One week later, Maheu was down in the Bahamas, conferring with representatives of the incoming administration, and there are indications that he at least tried to pass the money again. A cashier at the Sands casino noted on a fifty-thousand-dollar withdrawal slip dated December 5, 1968: “The money was given to Bob Maheu. I was told he was to give this to President Nixon on Maheu’s trip to the Bahamas.”
So much money was gathered from so many sources—$50,000 from Hughes’s personal bank account early in September, another $50,000 from the account “for Nixon’s deficit” in December, the disputed $50,000 from the Sands a few days later, yet another $50,000 from Hughes’s account in June 1969, and $50,000 more from the cashier’s cage at the Silver Slipper in October 1970—that it is impossible to determine how much money actually reached Nixon.
But it is certain that $100,000 in secret cash, two bundles of hundred-dollar bills from Howard Hughes—still undelivered by the November election, still undelivered by the January inauguration—finally found its way to Bebe Rebozo’s safe-deposit box. Where it came to haunt Richard Nixon.
It was the terrible guilty secret whose feared discovery would drive him to self-destruction—the tell-tale heart of Watergate.
Richard Nixon entered the White House on January 20, 1969, in broad daylight to the cheers of thousands, the duly elected and sworn president of the United States. But trusting no one, fearing everyone, he immediately retreated into isolation behind his palace guard and tried to run the nation like Hughes ran his empire—secretly, from hiding, through a small group of henchmen instilled with the same siege mentality.
It was a government Howard Hughes himself could have created, and one with which he could certainly do business.
“I want to see just how much water we really draw with this Administration after so many years of all-out effort to achieve it,” the billionaire wrote Maheu shortly after the inauguration, eagerly anticipating a good return on his investment.
Even before Nixon actually took office, Maheu began flashing news of early triumphs to the penthouse.
“Nixon has decided on his law partner, John Mitchell, to be Attorney General,” Maheu reported from the Bahamas, where he was hobnobbing with members of the new administration during the transition. “Mitchell is thoroughly acceptable and we have excellent entrees to him, particularly through Bebe Rebozo.
“We have a definite promise that it will not be [Herbert] Brownell or anyone on whom Brownell can exert any influence,” he added, referring to the attorney general under Eisenhower who was now special master in the TWA case and had recently slapped Hughes with the one-hundred-thirty-seven-million-dollar default judgment.
Later, in Washington for the inauguration, Maheu had more good news to report. Things were shaping up quite well at Justice, which for months had blocked Hughes’s bid to buy the rest of Las Vegas. “I am most happy with the new head of the anti-trust division,” Maheu told his boss. “He was our #1 choice from among several very highly qualified candidates whose names were submitted to me well in advance of the appointment.”
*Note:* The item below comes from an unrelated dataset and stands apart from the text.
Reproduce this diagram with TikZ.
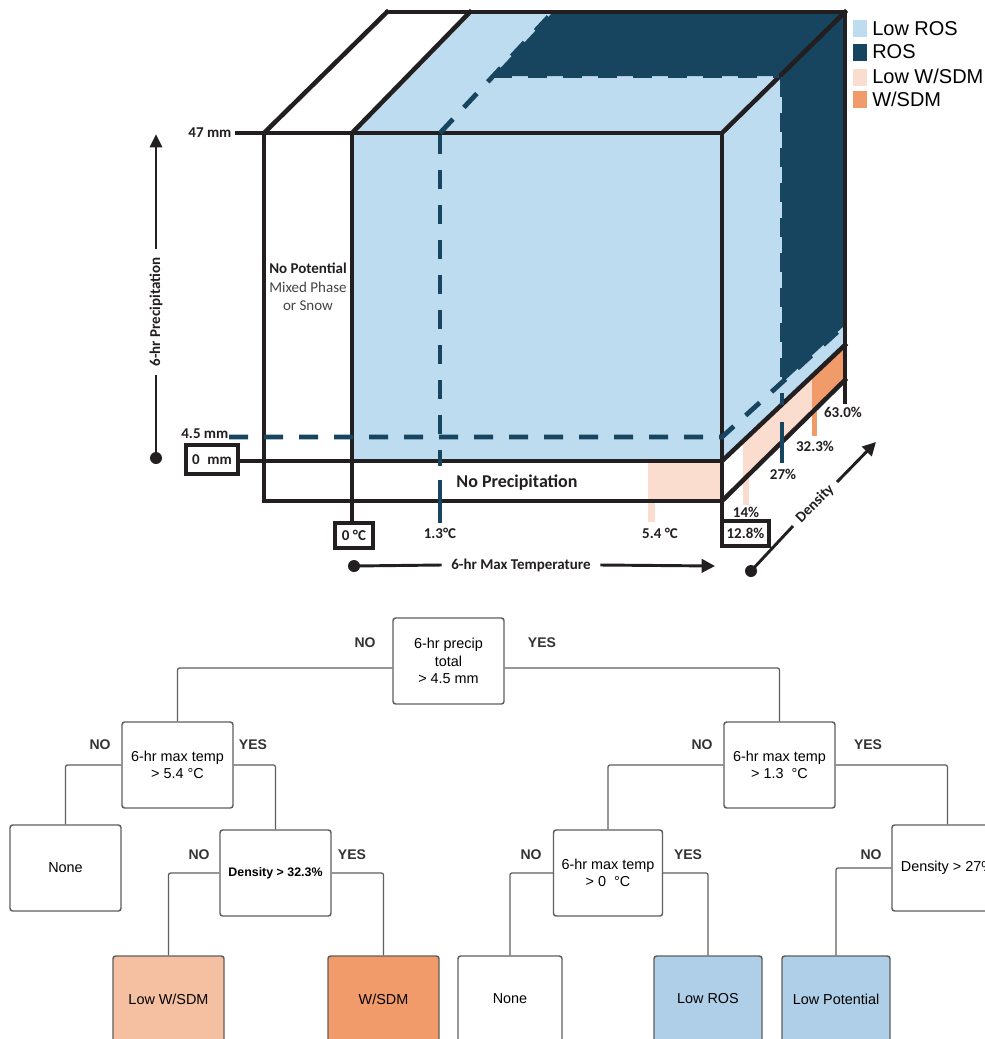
\documentclass[tikz,border=0pt]{standalone}
\usepackage{fontspec}
\setmainfont{Liberation Sans}
\newfontfamily\carl{Carlito}
\usetikzlibrary{arrows.meta,calc}
\definecolor{lblue}{HTML}{BDDCF0}
\definecolor{dblue}{HTML}{17445F}
\definecolor{lpeach}{HTML}{FBDDD0}
\definecolor{orng}{HTML}{F29B6A}
\definecolor{ink}{HTML}{231F20}
\definecolor{softink}{HTML}{444444}
\definecolor{tpeach}{HTML}{F5C0A2}
\definecolor{tblue}{HTML}{AECFE7}
\definecolor{tgray}{HTML}{5F5F5F}
\definecolor{yngray}{HTML}{333333}
\begin{document}
\begin{tikzpicture}[x=0.75pt,y=-0.75pt,
  blk/.style={draw=ink,line width=3.4pt,line cap=rect},
  dsh/.style={draw=dblue,line width=3.6pt,dash pattern=on 14.25pt off 12pt},
  dsolid/.style={draw=dblue,line width=3.6pt},
  lab/.style={font=\carl\bfseries\fontsize{11.25}{13}\selectfont,text=ink,inner sep=1pt},
  vbox/.style={draw=ink,line width=2.5pt,fill=white,font=\carl\bfseries\fontsize{11.25}{13}\selectfont,text=ink,inner sep=0pt},
  axis/.style={draw=ink,line width=2.2pt},
  leg/.style={font=\fontsize{15}{17}\selectfont,text=black,inner sep=0pt,anchor=west},
  tbox/.style={draw=tgray,line width=1.1pt,rounded corners=2pt,minimum width=83.25pt,minimum height=64.5pt,align=center,font=\fontsize{10.8}{13.2}\selectfont,inner sep=0pt,fill=white},
  tlink/.style={draw=tgray,line width=0.95pt,rounded corners=1.5pt},
  yn/.style={font=\bfseries\fontsize{10.5}{12}\selectfont,text=yngray,inner sep=0pt}
]
\useasboundingbox (0,0) rectangle (985,1039);
\fill[white] (0,0) rectangle (985,1039);
\clip (0,0) rectangle (985,1039);

% ---------- cube fills ----------
\fill[lblue] (352,133) rectangle (722,461);
\fill[lblue] (352,133) -- (470,12) -- (845,12) -- (722,133) -- cycle;
\fill[lblue] (722,133) -- (845,12) -- (845,345) -- (722,461) -- cycle;
\fill[dblue] (493,76) -- (782,76) -- (782,383) -- (845,325) -- (845,12) -- (553,12) -- cycle;

\fill[lpeach] (648,461) rectangle (722,501);
\fill[lpeach] (648,501) rectangle (655,522);
\fill[lpeach] (743,441.2) -- (812,376.1) -- (812,412.4) -- (743,480.3) -- cycle;
\fill[lpeach] (743,478) rectangle (749,505);
\fill[orng] (812,376.1) -- (845,345) -- (845,380) -- (812,412.4) -- cycle;
\fill[orng] (812,410) rectangle (817,436);

% ---------- cube black lines ----------
\draw[blk] (237,133) -- (722,133) -- (722,521);
\draw[blk] (387,12) -- (845,12) -- (845,402);
\draw[blk] (264,133) -- (264,501) -- (722,501);
\draw[blk] (352,133) -- (352,523);
\draw[blk] (238,461) -- (722,461);
\draw[blk] (264,133) -- (387,12);
\draw[blk] (352,133) -- (470,12);
\draw[blk] (722,133) -- (845,12);
\draw[blk] (722,461) -- (845,345);
\draw[blk] (722,501) -- (845,380);

% ---------- dashed thresholds ----------
\draw[dsh] (229,437) -- (722,437) -- (845,325);
\draw[dsh] (440,135) -- (440,466);
\draw[dsolid] (440,480) -- (440,523);
\draw[dsh] (440,133) -- (553,12);
\draw[dsh] (493,76) -- (779,76);
\draw[dsh] (782,78) -- (782,405);
\draw[dsolid] (782,422) -- (782,463);

% ---------- cube labels ----------
\node[lab,anchor=east] (l47) at (233,133) {47 mm};
\node[lab,anchor=east] (l45) at (230,434) {4.5 mm};
\node[vbox,minimum width=39pt,minimum height=21.75pt] (l0mm) at (212,459.5) {0\enspace mm};
\node[vbox,minimum width=28.5pt,minimum height=18.75pt] (l0c) at (354,535.5) {0 °C};
\node[vbox,minimum width=35.25pt,minimum height=18.75pt] (l128) at (745.5,533.5) {12.8\%};
\node[lab] (l13) at (440,533) {1.3°C};
\node[lab] (l54) at (660,533) {5.4 °C};
\node[lab] (l14) at (746,512) {14\%};
\node[lab] (l27) at (783,474) {27\%};
\node[lab] (l323) at (815,446) {32.3\%};
\node[lab] (l63) at (843,412) {63.0\%};
\node[font=\carl\bfseries\fontsize{13.5}{16}\selectfont,text=ink] (nprec) at (517,483) {No Precipitation};
\node[align=center,font=\carl\fontsize{11.25}{13.9}\selectfont,text=softink] (npot) at (308,287)
  {\textcolor{ink}{\bfseries No Potential}\\Mixed Phase\\or Snow};

% precipitation axis
\coordinate (pdot) at (156,458);
\coordinate (ptip) at (156,134);
\node[lab,rotate=90,inner sep=0pt] (pl) at (156,312) {6-hr Precipitation};
\fill[ink] (pdot) circle (4.5pt);
\draw[axis] (pdot) -- ($(pl.west)!-6pt!(pl.east)$);
\draw[axis,-{Triangle[length=10pt,width=9pt]}] ($(pl.east)!-6pt!(pl.west)$) -- (ptip);

% temperature axis
\coordinate (tdot) at (354,566);
\coordinate (ttip) at (715,566);
\node[lab,inner sep=0pt] (tl) at (521,565) {6-hr Max Temperature};
\fill[ink] (tdot) circle (4.5pt);
\draw[axis] (tdot) -- ($(tl.west)!-7pt!(tl.east)$);
\draw[axis,-{Triangle[length=10pt,width=10pt]}] ($(tl.east)!-7pt!(tl.west)$) -- (ttip);

% density axis
\coordinate (ddot) at (751,571);
\coordinate (dtip) at (876,442);
\node[lab,rotate=45,inner sep=0pt] (dl) at (815,504) {Density};
\fill[ink] (ddot) circle (4.5pt);
\draw[axis] (ddot) -- ($(dl.west)!-5.5pt!(dl.east)$);
\draw[axis,-{Triangle[length=10pt,width=10pt]}] ($(dl.east)!-5.5pt!(dl.west)$) -- (dtip);

% ---------- legend ----------
\fill[lblue] (853,20) rectangle (867,37);
\fill[dblue] (853,44) rectangle (867,61);
\fill[lpeach] (853,69) rectangle (867,86);
\fill[orng] (853,91) rectangle (867,108);
\node[leg] (lg1) at (872,28.5) {Low ROS};
\node[leg] (lg2) at (872,52) {ROS};
\node[leg] (lg3) at (872,76) {Low W/SDM};
\node[leg] (lg4) at (872,99.5) {W/SDM};

% ---------- decision tree ----------
\node[tbox] (root) at (448.5,661) {6-hr precip\\total\\> 4.5 mm};
\node[tbox] (l2a) at (177.5,765) {6-hr max temp\\> 5.4 °C};
\node[tbox] (l2b) at (779.5,765) {6-hr max temp\\> 1.3\ \ °C};
\node[tbox] (none1) at (65.5,868) {None};
\node[tbox,font=\bfseries\fontsize{9.3}{11}\selectfont] (d32) at (275.5,873) {Density > 32.3\%};
\node[tbox,fill=tpeach] (lwsdm) at (168.5,999) {Low W/SDM};
\node[tbox,fill=orng] (wsdm) at (383.5,999) {W/SDM};
\node[tbox,minimum width=81.75pt] (t0) at (608,873) {6-hr max temp\\> 0\ \ °C};
\node[tbox,minimum width=78pt] (none2) at (510,999) {None};
\node[tbox,fill=tblue,minimum width=81pt] (lros) at (708,999) {Low ROS};
\node[tbox,fill=tblue,minimum width=81pt] (lpot) at (836,999) {Low Potential};
\node[tbox] (d27) at (947.5,868) {Density > 27\%};

\draw[tlink] ($(root.west)+(0,7)$) -| (l2a.north);
\draw[tlink] ($(root.east)+(0,7)$) -| (l2b.north);
\draw[tlink] (l2a.west) -| (none1.north);
\draw[tlink] (l2a.east) -| (d32.north);
\draw[tlink] (d32.west) -| (lwsdm.north);
\draw[tlink] (d32.east) -| (wsdm.north);
\draw[tlink] (l2b.west) -| (t0.north);
\draw[tlink] (l2b.east) -| (d27.north);
\draw[tlink] (t0.west) -| (none2.north);
\draw[tlink] (t0.east) -| (lros.north);
\draw[tlink] (d27.west) -| (lpot.north);

\node[yn] (yn1) at (365,643) {NO};
\node[yn] (yn2) at (542,643) {YES};
\node[yn] (yn3) at (100,745) {NO};
\node[yn] (yn4) at (253,745) {YES};
\node[yn] (yn5) at (199,855) {NO};
\node[yn] (yn6) at (352,855) {YES};
\node[yn] (yn7) at (702,745) {NO};
\node[yn] (yn8) at (868,745) {YES};
\node[yn] (yn9) at (531,855) {NO};
\node[yn] (yn10) at (688,855) {YES};
\node[yn] (yn11) at (871,855) {NO};
\end{tikzpicture}
\end{document}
The early signs were good, and within a year Hughes would get nearly everything he wanted from Nixon: a green light for his Las Vegas Monopoly game, approval of his illegal reentry into the airline business, a vast increase in his already great cost-plus no-competitive-bidding business with the Pentagon, even an end to federal financing for the dreaded Nevada water project.
But still Hughes was not satisfied.
First there was the Wally Hickel problem. “I sent word to you a couple of days ago that the confirmation of Hickel as Sec. of the Interior would not be consistent with the best interests of my various entities,” Hughes complained to Maheu, although there was no apparent reason for his objection to the former Alaska governor. “I was therefore certainly surprised to note today that he was confirmed.”
In fact, Hughes was displeased with the entire cabinet selection process. “Not one of the Nixon appointees was given to me for consideration and none such nominee was made in my behalf with my approval,” he continued. “I consider this shocking in view of my involvement and dependency upon this Administration. Now to top it off, a new AEC Commissioner has been appointed without any information to me in advance.”
As if that was not sufficiently outrageous, the president was about to reshape the Supreme Court, again without consulting Hughes. “[T]he new Supreme Court Justice to replace Fortas could be the most urgent item before us with the TWA suit coming up,” Hughes wrote Maheu. “You know I have been disappointed in the very meager voice I have had in the consideration of various opointees for cabinet and other lesser administrative posts….
“You remember I told you the sky was the limit in campaign contributions and I really expected, as the result, to have some small chance to propose a few people for consideration for these positions in government, all of which were re-selected as a part of the new incoming administration.
“So, please, please, Bob, let us have some small voice in the selection of the new justice.”
Nixon’s failure to clear his government with Hughes should have prepared the recluse for the next blow, but it caught him by surprise.
“Jesus what next!” he wrote in a fevered scrawl. “The news just announced that now Nixon is going to buy $10,000,000,000 (billion) worth of long range conventional manned bombers.
“Bob, that means Boeing, McDonnell-Douglas, Lockheed, or Convair—nothing for us at all.”
Part of the new military budget was going to someone other than Hughes, and while he became a top-ten defense contractor for the first time under Nixon, having to share the Pentagon with other corporations left him shaken.